Any investments the Church makes in cannabis still have to conform to its ethical standards, which restrict on how it generates profits from industries such as gambling, alcohol and tobacco.


4. Canada’s legalization of pot edibles later this year may face the same kind of product shortages as the initial rollout of cannabis in October 2018, say industry insiders.

“At least that time we knew what the permissible product types were going to be and were already making them in the medical context,” said Trina Fraser, a partner at Brazeau Seller Law in Ottawa.

While the federal government will add edibles, extracts and topicals to the list of legal cannabis products before October 17, it has yet to issue regulations for the sale and production of those formats.

That could make it difficult for producers to prepare product for distribution in the first few weeks after full legalization.

Health Canada is already grappling with a licensing backlog for growers, with as many 614 applications now waiting final approval.
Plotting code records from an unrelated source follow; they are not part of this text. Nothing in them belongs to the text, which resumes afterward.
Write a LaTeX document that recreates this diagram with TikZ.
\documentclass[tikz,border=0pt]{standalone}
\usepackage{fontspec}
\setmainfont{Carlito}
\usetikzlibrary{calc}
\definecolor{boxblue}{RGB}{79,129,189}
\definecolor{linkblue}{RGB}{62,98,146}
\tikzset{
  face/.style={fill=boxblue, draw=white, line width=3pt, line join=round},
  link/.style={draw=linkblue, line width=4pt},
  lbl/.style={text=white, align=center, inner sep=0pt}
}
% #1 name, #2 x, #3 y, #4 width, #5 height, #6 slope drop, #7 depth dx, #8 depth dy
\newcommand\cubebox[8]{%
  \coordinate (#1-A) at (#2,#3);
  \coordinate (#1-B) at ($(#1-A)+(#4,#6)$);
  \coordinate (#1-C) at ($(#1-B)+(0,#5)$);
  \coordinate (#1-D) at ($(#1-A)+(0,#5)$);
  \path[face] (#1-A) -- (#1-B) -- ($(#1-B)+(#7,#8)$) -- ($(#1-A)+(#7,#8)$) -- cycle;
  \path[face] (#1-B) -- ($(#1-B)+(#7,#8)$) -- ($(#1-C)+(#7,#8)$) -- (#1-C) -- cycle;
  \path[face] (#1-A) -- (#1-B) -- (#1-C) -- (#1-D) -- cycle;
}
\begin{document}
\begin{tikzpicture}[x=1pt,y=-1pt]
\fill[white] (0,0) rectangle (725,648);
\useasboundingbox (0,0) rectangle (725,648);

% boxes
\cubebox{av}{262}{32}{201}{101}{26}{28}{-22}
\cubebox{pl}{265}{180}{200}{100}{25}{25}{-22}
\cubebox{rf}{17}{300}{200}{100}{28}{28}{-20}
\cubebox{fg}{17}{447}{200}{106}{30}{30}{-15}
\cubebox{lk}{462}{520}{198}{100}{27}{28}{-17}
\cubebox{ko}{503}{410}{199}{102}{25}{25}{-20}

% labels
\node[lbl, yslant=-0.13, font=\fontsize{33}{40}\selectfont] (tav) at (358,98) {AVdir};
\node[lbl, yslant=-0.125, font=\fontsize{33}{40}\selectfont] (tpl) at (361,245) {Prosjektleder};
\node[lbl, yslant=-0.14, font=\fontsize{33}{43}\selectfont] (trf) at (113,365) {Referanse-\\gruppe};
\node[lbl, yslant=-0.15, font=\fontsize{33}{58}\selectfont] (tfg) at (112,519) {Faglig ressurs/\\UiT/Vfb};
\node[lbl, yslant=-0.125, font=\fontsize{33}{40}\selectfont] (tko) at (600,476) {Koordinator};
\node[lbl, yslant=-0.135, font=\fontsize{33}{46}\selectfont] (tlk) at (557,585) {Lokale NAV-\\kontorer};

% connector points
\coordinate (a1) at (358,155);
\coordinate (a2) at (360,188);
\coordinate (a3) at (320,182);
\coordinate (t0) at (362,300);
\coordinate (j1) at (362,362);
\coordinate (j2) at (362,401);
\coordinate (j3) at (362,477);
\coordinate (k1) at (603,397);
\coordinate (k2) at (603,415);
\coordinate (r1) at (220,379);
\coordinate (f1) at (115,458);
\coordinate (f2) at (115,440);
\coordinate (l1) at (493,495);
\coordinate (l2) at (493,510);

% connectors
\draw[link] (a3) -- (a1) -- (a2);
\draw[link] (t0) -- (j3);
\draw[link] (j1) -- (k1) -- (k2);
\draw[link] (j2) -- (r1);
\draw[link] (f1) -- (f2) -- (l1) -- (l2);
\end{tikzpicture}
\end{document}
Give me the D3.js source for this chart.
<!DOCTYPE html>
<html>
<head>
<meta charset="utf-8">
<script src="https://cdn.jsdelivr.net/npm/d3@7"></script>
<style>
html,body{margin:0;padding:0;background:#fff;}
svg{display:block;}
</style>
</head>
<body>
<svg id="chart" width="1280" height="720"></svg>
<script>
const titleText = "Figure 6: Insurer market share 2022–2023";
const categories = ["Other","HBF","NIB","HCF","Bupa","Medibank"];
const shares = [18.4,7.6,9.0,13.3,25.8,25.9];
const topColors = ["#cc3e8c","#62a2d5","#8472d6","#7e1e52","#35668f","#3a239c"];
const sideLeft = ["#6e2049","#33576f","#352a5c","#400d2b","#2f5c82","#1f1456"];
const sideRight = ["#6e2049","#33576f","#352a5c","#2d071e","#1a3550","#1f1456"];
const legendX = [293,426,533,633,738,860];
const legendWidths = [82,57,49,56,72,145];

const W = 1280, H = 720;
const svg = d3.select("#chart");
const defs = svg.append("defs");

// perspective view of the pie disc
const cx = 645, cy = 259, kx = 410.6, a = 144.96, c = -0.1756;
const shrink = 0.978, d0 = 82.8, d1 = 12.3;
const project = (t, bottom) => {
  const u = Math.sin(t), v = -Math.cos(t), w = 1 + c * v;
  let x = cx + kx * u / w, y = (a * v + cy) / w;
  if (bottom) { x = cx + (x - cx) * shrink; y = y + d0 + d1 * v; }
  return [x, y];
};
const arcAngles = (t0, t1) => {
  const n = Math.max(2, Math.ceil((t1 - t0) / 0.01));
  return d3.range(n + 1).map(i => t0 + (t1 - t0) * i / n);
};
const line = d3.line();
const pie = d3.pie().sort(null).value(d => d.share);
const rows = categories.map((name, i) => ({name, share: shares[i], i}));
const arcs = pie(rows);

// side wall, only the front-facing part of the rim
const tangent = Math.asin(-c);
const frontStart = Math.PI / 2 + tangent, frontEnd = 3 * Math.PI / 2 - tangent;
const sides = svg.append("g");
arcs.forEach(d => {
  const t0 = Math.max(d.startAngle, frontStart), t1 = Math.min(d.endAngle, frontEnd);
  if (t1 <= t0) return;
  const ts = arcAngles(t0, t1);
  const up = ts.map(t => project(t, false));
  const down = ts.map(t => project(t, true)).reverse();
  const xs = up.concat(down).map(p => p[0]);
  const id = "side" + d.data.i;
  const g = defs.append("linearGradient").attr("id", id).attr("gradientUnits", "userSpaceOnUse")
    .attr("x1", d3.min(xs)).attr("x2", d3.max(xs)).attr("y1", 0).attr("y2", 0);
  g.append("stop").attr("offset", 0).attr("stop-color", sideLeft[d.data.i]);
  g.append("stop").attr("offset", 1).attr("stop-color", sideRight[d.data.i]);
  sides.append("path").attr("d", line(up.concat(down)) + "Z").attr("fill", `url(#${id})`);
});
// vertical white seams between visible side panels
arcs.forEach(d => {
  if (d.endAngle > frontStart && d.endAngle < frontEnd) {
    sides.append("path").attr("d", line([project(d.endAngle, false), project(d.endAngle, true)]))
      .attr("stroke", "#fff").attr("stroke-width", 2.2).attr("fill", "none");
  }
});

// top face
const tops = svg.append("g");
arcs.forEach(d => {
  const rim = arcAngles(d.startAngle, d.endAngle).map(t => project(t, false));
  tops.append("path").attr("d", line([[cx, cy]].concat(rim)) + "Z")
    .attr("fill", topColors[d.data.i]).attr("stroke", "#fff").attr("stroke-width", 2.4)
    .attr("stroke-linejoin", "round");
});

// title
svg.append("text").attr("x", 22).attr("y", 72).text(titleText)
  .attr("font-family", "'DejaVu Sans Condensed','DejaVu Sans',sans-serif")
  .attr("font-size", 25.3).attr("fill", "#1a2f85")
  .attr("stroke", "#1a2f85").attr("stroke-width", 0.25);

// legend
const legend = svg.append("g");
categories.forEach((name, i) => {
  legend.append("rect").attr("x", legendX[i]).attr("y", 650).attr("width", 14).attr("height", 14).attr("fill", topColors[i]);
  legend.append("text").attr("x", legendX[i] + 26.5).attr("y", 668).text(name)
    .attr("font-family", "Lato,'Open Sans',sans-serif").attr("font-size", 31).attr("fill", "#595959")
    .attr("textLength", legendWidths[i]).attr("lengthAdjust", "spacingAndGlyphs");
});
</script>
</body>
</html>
5. A new study appears to undercut hopes that medical marijuana could someday lower opioid overdose deaths.

Earlier research appeared to link medical marijuana laws to slower-than-expected increases in U.S. prescription opioid death rates between 1999 and 2010. The authors of that study speculated patients might be substituting marijuana for painkillers, but they warned against drawing conclusions.

However, new research published in “Proceedings of the National Academy of Sciences,” includes data all the way up to 2017; it suggests that states passing medical marijuana laws saw 23% higher death rates involving prescription opioids.

Legalizing medical marijuana “is not going to be a solution to the opioid overdose crisis,” said Chelsea Shover of Stanford University School of Medicine. “It would be wonderful if that were true, but the evidence doesn’t suggest that it is.”